Task goal: Among the following entries, count the lines that contain "this" and report only the result.

Recorded data:
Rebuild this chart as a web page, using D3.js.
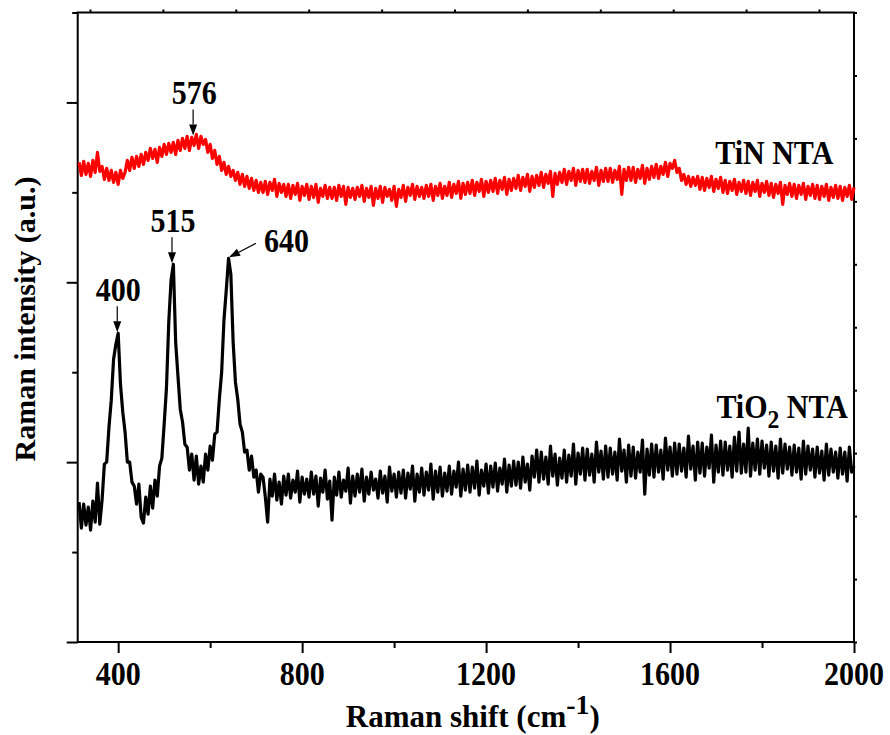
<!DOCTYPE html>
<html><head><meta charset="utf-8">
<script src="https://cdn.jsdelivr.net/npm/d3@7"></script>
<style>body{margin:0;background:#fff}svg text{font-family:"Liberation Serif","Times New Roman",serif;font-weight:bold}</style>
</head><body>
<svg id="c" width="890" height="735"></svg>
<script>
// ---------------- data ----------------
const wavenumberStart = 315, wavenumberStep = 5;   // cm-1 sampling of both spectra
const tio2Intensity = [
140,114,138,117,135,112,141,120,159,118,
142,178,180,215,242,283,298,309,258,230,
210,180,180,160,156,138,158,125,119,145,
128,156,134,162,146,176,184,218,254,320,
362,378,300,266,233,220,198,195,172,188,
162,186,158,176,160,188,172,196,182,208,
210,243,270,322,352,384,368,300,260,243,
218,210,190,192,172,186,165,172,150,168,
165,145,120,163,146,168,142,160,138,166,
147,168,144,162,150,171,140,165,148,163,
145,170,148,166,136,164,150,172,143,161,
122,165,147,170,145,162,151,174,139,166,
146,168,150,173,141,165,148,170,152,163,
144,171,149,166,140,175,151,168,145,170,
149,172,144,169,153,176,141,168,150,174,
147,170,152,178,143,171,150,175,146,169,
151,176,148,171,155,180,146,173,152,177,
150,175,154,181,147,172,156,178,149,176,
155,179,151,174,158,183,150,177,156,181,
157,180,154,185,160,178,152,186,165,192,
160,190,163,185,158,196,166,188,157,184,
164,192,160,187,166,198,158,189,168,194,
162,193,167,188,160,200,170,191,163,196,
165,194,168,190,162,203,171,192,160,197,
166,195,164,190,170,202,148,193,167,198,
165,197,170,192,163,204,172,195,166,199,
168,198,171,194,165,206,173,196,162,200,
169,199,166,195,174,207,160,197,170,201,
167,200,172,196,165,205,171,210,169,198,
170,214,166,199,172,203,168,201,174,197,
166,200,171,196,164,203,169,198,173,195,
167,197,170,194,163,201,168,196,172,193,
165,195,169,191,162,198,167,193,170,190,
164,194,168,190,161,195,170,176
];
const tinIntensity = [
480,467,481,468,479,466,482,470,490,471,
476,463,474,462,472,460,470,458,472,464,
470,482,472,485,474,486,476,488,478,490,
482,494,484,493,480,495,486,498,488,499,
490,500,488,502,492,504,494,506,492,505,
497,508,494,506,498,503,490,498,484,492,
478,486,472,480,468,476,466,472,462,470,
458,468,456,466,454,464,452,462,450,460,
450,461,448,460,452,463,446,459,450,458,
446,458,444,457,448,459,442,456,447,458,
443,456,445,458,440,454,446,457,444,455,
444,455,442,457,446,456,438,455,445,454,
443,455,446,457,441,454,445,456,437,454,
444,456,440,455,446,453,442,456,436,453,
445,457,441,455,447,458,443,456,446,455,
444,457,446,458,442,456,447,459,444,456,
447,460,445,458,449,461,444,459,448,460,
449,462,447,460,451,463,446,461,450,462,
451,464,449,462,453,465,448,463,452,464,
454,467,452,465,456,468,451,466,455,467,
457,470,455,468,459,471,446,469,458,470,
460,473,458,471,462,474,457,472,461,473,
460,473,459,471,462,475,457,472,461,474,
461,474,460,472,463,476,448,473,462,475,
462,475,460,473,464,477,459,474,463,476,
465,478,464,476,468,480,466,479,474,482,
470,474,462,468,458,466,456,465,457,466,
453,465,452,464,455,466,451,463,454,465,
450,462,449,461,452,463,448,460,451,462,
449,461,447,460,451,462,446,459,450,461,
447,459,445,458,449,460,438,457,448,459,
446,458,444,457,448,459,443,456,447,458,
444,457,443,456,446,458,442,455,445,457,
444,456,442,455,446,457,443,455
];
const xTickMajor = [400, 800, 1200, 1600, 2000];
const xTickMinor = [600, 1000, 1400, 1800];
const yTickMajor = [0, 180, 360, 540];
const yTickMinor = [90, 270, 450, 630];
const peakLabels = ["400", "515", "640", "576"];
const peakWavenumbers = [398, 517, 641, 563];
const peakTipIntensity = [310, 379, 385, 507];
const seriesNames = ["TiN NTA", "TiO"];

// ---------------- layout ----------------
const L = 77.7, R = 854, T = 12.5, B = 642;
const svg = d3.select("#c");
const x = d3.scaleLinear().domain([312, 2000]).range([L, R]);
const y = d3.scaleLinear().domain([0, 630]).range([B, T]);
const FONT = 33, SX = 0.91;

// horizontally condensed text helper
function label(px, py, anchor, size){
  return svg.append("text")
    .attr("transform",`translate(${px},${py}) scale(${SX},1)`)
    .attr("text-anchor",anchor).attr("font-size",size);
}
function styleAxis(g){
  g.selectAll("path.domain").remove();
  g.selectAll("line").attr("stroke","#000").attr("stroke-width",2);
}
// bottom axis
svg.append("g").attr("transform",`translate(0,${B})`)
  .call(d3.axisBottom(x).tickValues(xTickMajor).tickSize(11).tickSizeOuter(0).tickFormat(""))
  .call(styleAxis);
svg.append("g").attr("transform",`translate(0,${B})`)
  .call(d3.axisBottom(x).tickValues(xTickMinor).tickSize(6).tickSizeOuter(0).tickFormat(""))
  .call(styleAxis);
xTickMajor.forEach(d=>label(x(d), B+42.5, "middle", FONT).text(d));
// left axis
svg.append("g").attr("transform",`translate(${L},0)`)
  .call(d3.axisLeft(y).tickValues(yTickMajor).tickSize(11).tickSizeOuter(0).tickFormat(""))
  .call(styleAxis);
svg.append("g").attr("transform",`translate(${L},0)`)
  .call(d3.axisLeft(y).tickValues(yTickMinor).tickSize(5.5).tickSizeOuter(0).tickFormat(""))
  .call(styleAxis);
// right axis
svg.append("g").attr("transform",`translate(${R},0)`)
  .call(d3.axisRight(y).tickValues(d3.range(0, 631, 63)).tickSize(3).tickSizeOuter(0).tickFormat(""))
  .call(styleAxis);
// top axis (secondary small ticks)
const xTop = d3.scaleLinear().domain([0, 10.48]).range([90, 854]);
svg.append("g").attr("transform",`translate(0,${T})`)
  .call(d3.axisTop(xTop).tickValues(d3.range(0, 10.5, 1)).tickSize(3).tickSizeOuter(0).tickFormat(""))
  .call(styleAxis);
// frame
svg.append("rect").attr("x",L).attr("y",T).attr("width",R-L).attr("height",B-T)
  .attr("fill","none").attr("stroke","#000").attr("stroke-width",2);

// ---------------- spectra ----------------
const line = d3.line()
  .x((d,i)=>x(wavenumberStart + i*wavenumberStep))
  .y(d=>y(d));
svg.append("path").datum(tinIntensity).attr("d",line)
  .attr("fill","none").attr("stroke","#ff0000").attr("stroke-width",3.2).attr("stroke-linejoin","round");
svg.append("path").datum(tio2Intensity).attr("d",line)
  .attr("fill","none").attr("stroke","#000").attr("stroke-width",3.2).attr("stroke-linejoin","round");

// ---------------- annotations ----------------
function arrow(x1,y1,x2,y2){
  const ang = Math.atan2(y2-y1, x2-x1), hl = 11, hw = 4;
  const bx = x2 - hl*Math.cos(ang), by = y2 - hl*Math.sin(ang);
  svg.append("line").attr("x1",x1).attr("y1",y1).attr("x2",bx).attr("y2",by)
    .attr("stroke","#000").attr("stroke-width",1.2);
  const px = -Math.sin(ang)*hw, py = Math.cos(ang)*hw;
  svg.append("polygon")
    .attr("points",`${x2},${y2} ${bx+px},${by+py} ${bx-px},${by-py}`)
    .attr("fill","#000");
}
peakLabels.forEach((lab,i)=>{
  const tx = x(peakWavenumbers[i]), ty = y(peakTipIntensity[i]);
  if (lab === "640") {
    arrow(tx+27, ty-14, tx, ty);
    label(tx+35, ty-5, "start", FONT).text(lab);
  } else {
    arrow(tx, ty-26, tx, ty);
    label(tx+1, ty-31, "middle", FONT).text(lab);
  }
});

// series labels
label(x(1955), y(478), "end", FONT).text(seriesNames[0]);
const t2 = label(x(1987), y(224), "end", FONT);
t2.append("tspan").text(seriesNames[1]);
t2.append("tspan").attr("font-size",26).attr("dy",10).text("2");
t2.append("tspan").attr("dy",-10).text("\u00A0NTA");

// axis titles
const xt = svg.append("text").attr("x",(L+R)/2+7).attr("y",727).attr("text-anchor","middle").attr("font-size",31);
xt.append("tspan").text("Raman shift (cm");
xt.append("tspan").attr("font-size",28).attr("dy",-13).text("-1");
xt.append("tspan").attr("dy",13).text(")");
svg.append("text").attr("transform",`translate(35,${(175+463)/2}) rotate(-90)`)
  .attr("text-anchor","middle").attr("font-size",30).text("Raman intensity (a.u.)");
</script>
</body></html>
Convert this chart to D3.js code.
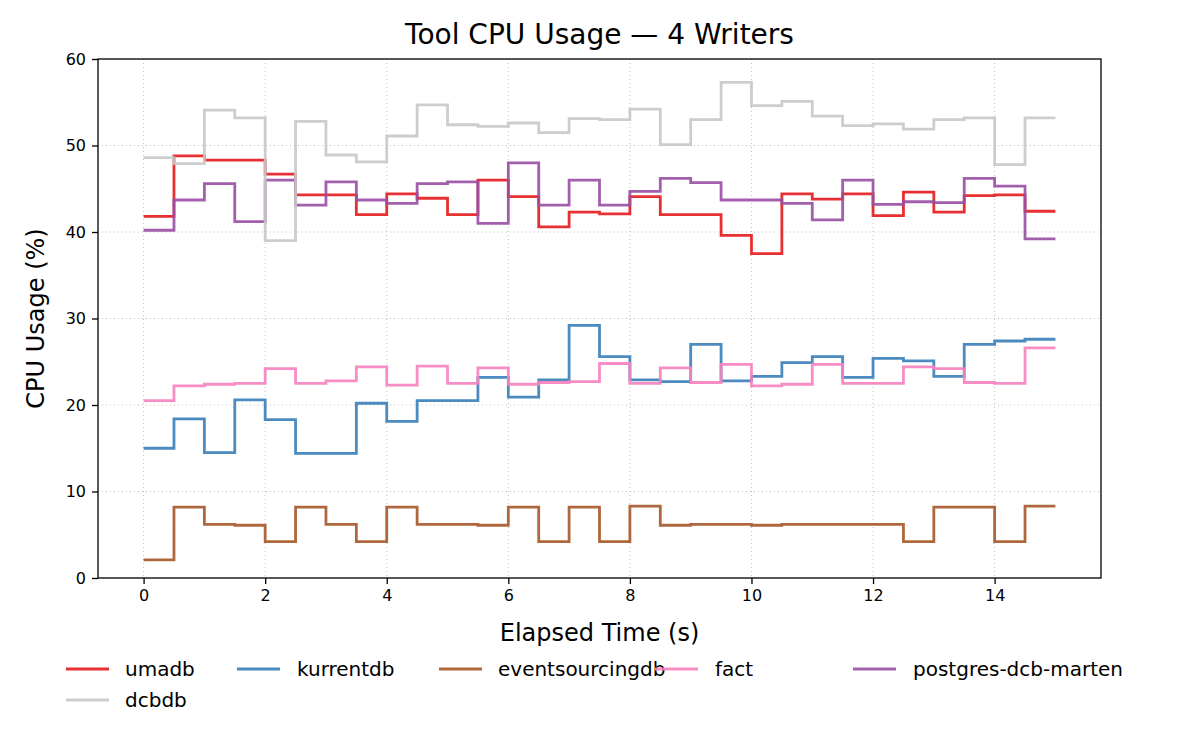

Written answer: 2